| SHORT PROBLEM |
How many lines of these entries hold the string "diagram"? Reply with the number alone.

(Lines of data)
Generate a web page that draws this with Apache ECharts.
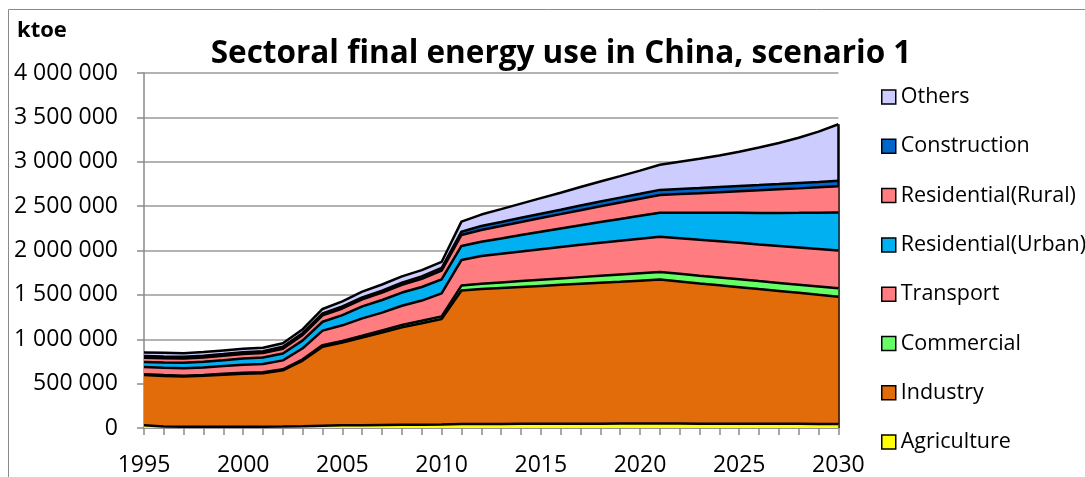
<!DOCTYPE html>
<html>
<head>
<meta charset="utf-8">
<script src="https://cdn.jsdelivr.net/npm/echarts@6/dist/echarts.min.js"></script>
<style>
  html, body { margin: 0; padding: 0; background: #fff; }
  #chart { width: 1085px; height: 477px; }
</style>
</head>
<body>
<div id="chart"></div>
<script>
// Sectoral final energy use in China, scenario 1 (ktoe)
const years = [
  '1995','1996','1997','1998','1999','2000','2001','2002','2003','2004',
  '2005','2006','2007','2008','2009','2010','2011','2012','2013','2014',
  '2015','2016','2017','2018','2019','2020','2021','2022','2023','2024',
  '2025','2026','2027','2028','2029','2030'
];

const agriculture = [
  30000, 18000, 15000, 15000, 15000, 15000, 15000, 16000, 20000, 26000,
  30000, 32000, 34000, 36000, 38000, 40000, 44000, 45000, 46000, 47000,
  48000, 48000, 49000, 49000, 50000, 50000, 50000, 50000, 49000, 49000,
  48000, 48000, 47000, 47000, 46000, 45000
];
const industry = [
  567000, 568000, 565000, 573000, 585000, 597000, 601000, 634000, 740000, 890000,
  932000, 986000, 1042000, 1098000, 1142000, 1188000, 1506000, 1520000, 1531000, 1542000,
  1553000, 1565000, 1576000, 1588000, 1598000, 1610000, 1622000, 1601000, 1580000, 1559000,
  1539000, 1517000, 1497000, 1476000, 1455000, 1435000
];
const commercial = [
  10000, 10000, 10000, 10000, 11000, 11000, 12000, 12000, 14000, 18000,
  20000, 22000, 24000, 26000, 28000, 30000, 55000, 60000, 63000, 66000,
  69000, 72000, 75000, 78000, 81000, 83000, 85000, 86000, 87000, 88000,
  89000, 90000, 91000, 92000, 94000, 95000
];
const transport = [
  80000, 82000, 83000, 85000, 87000, 90000, 93000, 100000, 125000, 163000,
  175000, 195000, 200000, 218000, 228000, 259000, 288000, 313000, 324000, 335000,
  345000, 355000, 364000, 373000, 382000, 390000, 398000, 401000, 404000, 407000,
  410000, 413000, 416000, 419000, 422000, 425000
];
const residentialUrban = [
  58000, 60000, 61000, 63000, 66000, 70000, 73000, 78000, 88000, 100000,
  115000, 135000, 142000, 148000, 153000, 158000, 158000, 161000, 172000, 184000,
  196000, 208000, 220000, 233000, 245000, 258000, 270000, 287000, 304000, 321000,
  338000, 355000, 372000, 390000, 409000, 428000
];
const residentialRural = [
  47000, 48000, 48000, 49000, 49000, 50000, 51000, 54000, 62000, 72000,
  75000, 79000, 83000, 88000, 93000, 98000, 124000, 132000, 140000, 147000,
  155000, 162000, 170000, 177000, 185000, 192000, 200000, 211000, 222000, 233000,
  244000, 255000, 266000, 276000, 286000, 297000
];
const construction = [
  20000, 20000, 20000, 20000, 20000, 20000, 20000, 21000, 22000, 22000,
  22000, 22000, 22000, 24000, 27000, 30000, 37000, 45000, 46000, 48000,
  49000, 50000, 52000, 53000, 55000, 56000, 58000, 58000, 58000, 59000,
  59000, 59000, 59000, 60000, 60000, 60000
];
const others = [
  40000, 42000, 41000, 40000, 41000, 40000, 40000, 40000, 42000, 50000,
  58000, 65000, 70000, 70000, 70000, 68000, 113000, 129000, 144000, 159000,
  175000, 191000, 209000, 226000, 242000, 261000, 284000, 306000, 329000, 354000,
  386000, 423000, 464000, 510000, 568000, 637000
];

const yTicks = { min: 0, max: 4000000, interval: 500000 };

const FONT = '"Open Sans", "Noto Sans", sans-serif';

// bottom-to-top stacking order
const layers = [
  { name: 'Agriculture',        data: agriculture,      color: '#FFFF00' },
  { name: 'Industry',           data: industry,         color: '#E36C0A' },
  { name: 'Commercial',         data: commercial,       color: '#66FF66' },
  { name: 'Transport',          data: transport,        color: '#FF7C80' },
  { name: 'Residential(Urban)', data: residentialUrban, color: '#00B0F0' },
  { name: 'Residential(Rural)', data: residentialRural, color: '#FF7C80' },
  { name: 'Construction',       data: construction,     color: '#0066CC' },
  { name: 'Others',             data: others,           color: '#CCCCFF' }
];

const lastIdx = years.length - 1;
const lastTotal = layers.reduce((s, l) => s + l.data[lastIdx], 0);

function spaced(v) {
  return String(v).replace(/\B(?=(\d{3})+(?!\d))/g, ' ');
}

const series = layers.map((l, i) => {
  const s = {
    name: l.name,
    type: 'line',
    stack: 'total',
    data: l.data,
    z: 10 - i,
    smooth: false,
    showSymbol: false,
    symbol: 'none',
    itemStyle: { color: l.color },
    lineStyle: { color: '#000', width: 2.5 },
    areaStyle: { color: l.color, opacity: 1 },
    emphasis: { disabled: true },
    silent: true
  };
  if (i === 0) {
    // closing edge of the stacked areas at the final year
    s.markLine = {
      symbol: 'none',
      silent: true,
      label: { show: false },
      lineStyle: { color: '#000', width: 2.5, type: 'solid' },
      data: [[
        { coord: [years[lastIdx], 0] },
        { coord: [years[lastIdx], lastTotal] }
      ]]
    };
  }
  return s;
});

const chart = echarts.init(document.getElementById('chart'), null, { renderer: 'canvas' });

chart.setOption({
  animation: false,
  backgroundColor: '#ffffff',
  title: {
    text: 'Sectoral final energy use in China, scenario 1',
    left: 556,
    top: 33,
    textAlign: 'center',
    textStyle: { fontFamily: FONT, fontSize: 31.5, fontWeight: 'bold', color: '#000' }
  },
  graphic: [
    {
      type: 'rect',
      shape: { x: 8.5, y: 9.5, width: 1200, height: 600 },
      style: { fill: 'none', stroke: '#8a8a8a', lineWidth: 1 },
      silent: true
    },
    {
      type: 'text',
      left: 17,
      top: 20,
      style: { text: 'ktoe', font: 'bold 22px ' + FONT, fill: '#000' },
      silent: true
    }
  ],
  legend: {
    orient: 'vertical',
    left: 876,
    top: 81,
    itemWidth: 14,
    itemHeight: 14,
    itemGap: 27.3,
    icon: 'rect',
    itemStyle: { borderColor: '#000', borderWidth: 1.5 },
    textStyle: { fontFamily: FONT, fontSize: 21.5, color: '#000', lineHeight: 22 },
    data: layers.map(l => l.name).reverse(),
    selectedMode: false
  },
  grid: {
    left: 144,
    right: 1085 - 838.4,
    top: 73,
    bottom: 477 - 428,
    containLabel: false,
    outerBoundsMode: 'none'
  },
  xAxis: {
    type: 'category',
    data: years,
    boundaryGap: false,
    axisLine: { show: true, lineStyle: { color: '#8a8a8a', width: 1.5 } },
    axisTick: { show: true, interval: 0, length: 7, lineStyle: { color: '#8a8a8a', width: 1.5 } },
    axisLabel: {
      interval: 4,
      margin: 26,
      fontFamily: FONT,
      fontSize: 23,
      color: '#000'
    },
    splitLine: { show: false }
  },
  yAxis: {
    type: 'value',
    min: yTicks.min,
    max: yTicks.max,
    interval: yTicks.interval,
    axisLine: { show: true, lineStyle: { color: '#8a8a8a', width: 1.5 } },
    axisTick: { show: true, length: 7, lineStyle: { color: '#8a8a8a', width: 1.5 } },
    axisLabel: {
      margin: 26,
      fontFamily: FONT,
      fontSize: 23,
      color: '#000',
      formatter: spaced
    },
    splitLine: { show: true, lineStyle: { color: '#9a9a9a', width: 1.5 } }
  },
  series: series
});
</script>
</body>
</html>
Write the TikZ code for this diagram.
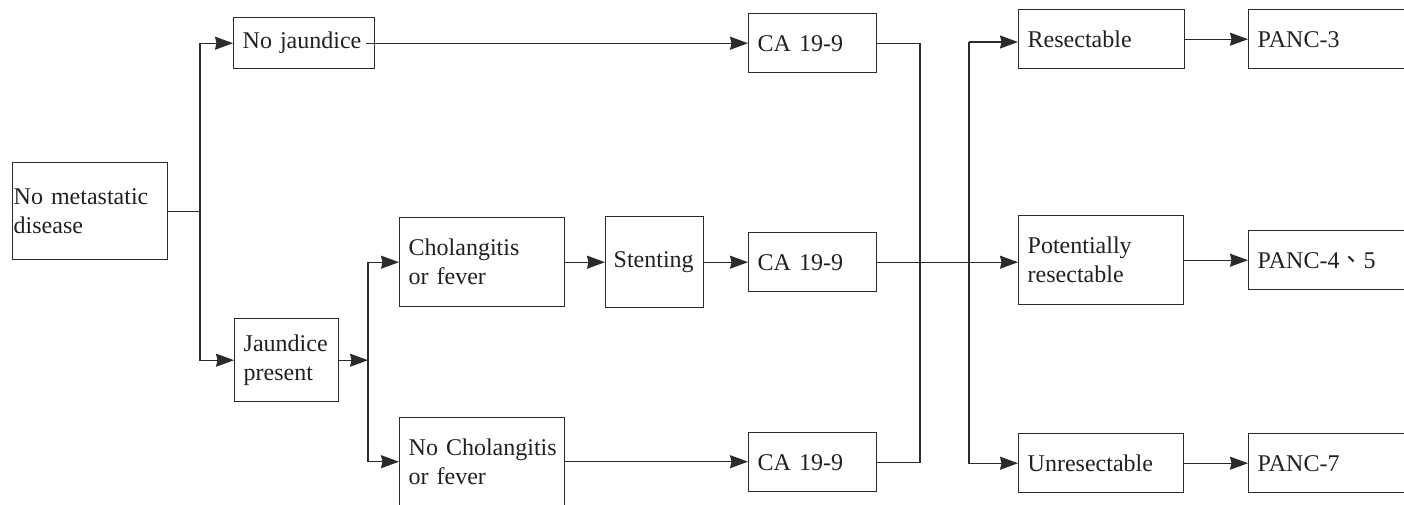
\documentclass[tikz,border=0pt]{standalone}
\usepackage{fontspec}
\setmainfont{Liberation Serif}
\newfontfamily\cjkfont{Noto Sans CJK TC}
\usetikzlibrary{arrows.meta}
\definecolor{linec}{HTML}{2B2B2B}
\definecolor{textc}{HTML}{231F20}
\begin{document}
\begin{tikzpicture}[x=1pt,y=-1pt,
  box/.style={draw=linec, line width=1.4pt, anchor=north west, inner xsep=9pt, inner ysep=0pt,
    align=left, text=textc, font=\fontsize{24}{29}\selectfont},
  ln/.style={draw=linec, line width=1.4pt},
  arr/.style={ln, -{Stealth[length=18pt,width=13pt,inset=1.5pt]}}]
\useasboundingbox (0,0) rectangle (1404,504);
\clip (0,0) rectangle (1404,504);
% nodes
\node[box, inner xsep=1pt, text width=153pt, minimum height=97pt] (nmd) at (12,162) {No metastatic\\disease};
\node[box, text width=123pt, minimum height=51pt] (nj) at (233,17) {No jaundice};
\node[box, text width=86pt, minimum height=83pt] (jp) at (234,318) {Jaundice\\present};
\node[box, text width=147pt, minimum height=89pt] (ch) at (399,217) {Cholangitis\\or fever};
\node[box, inner xsep=8pt, text width=82pt, minimum height=91pt] (st) at (605,216) {Stenting};
\node[box, text width=147pt, minimum height=88pt] (nch) at (399,417) {\mbox{No Cholangitis}\\or fever};
\node[box, text width=110pt, minimum height=59pt] (ca1) at (748,13) {CA 19-9};
\node[box, text width=110pt, minimum height=59pt] (ca2) at (748,232) {CA 19-9};
\node[box, text width=110pt, minimum height=59pt] (ca3) at (748,432) {CA 19-9};
\node[box, text width=148pt, minimum height=59pt] (res) at (1018,9) {Resectable};
\node[box, text width=147pt, minimum height=89pt] (pot) at (1018,215) {Potentially\\resectable};
\node[box, text width=147pt, minimum height=59pt] (unr) at (1018,433) {Unresectable};
\node[box, text width=160pt, minimum height=59pt] (p3) at (1248,9) {PANC-3};
\node[box, text width=160pt, minimum height=59pt] (p45) at (1248,230) {PANC-4{\cjkfont 、}5};
\node[box, text width=160pt, minimum height=59pt] (p7) at (1248,433) {PANC-7};
% bus coordinates
\coordinate (v1) at (200,0);
\coordinate (v2) at (368,0);
\coordinate (v3) at (920,0);
\coordinate (t1) at (969,42);
% connectors
\draw[ln] (nmd.east) -- (nmd.east -| v1);
\draw[arr] (nmd.east -| v1) |- (nj.west);
\draw[arr] (nmd.east -| v1) |- (jp.west);
\draw[arr] (jp.east) -- (jp.east -| v2);
\draw[arr] (jp.east -| v2) |- (ch.west);
\draw[arr] (jp.east -| v2) |- (nch.west);
\draw[arr] ([xshift=-9pt]nj.east) -- (nj.east -| ca1.west);
\draw[arr] (ch.east) -- (st.west);
\draw[arr] (st.east) -- (ca2.west);
\draw[arr] (nch.east) -- (nch.east -| ca3.west);
\draw[ln] (ca1.east) -- (ca1.east -| v3) |- (ca3.east);
\draw[arr] (ca2.east) -- (ca2.east -| pot.west);
\draw[arr] (t1) -- (t1 -| res.west);
\draw[arr] (t1) |- (unr.west);
\draw[arr] (res.east) -- (p3.west);
\draw[arr] (pot.east) -- (pot.east -| p45.west);
\draw[arr] (unr.east) -- (p7.west);
\end{tikzpicture}
\end{document}
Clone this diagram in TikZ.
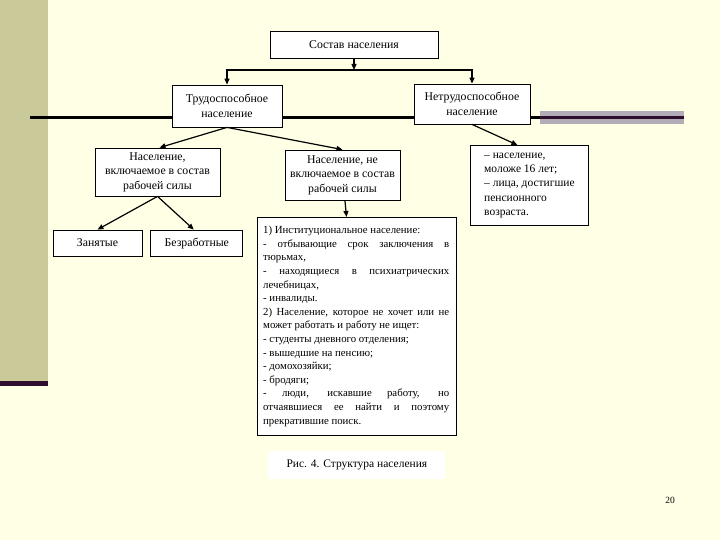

| THE COMPLETED TASK |
2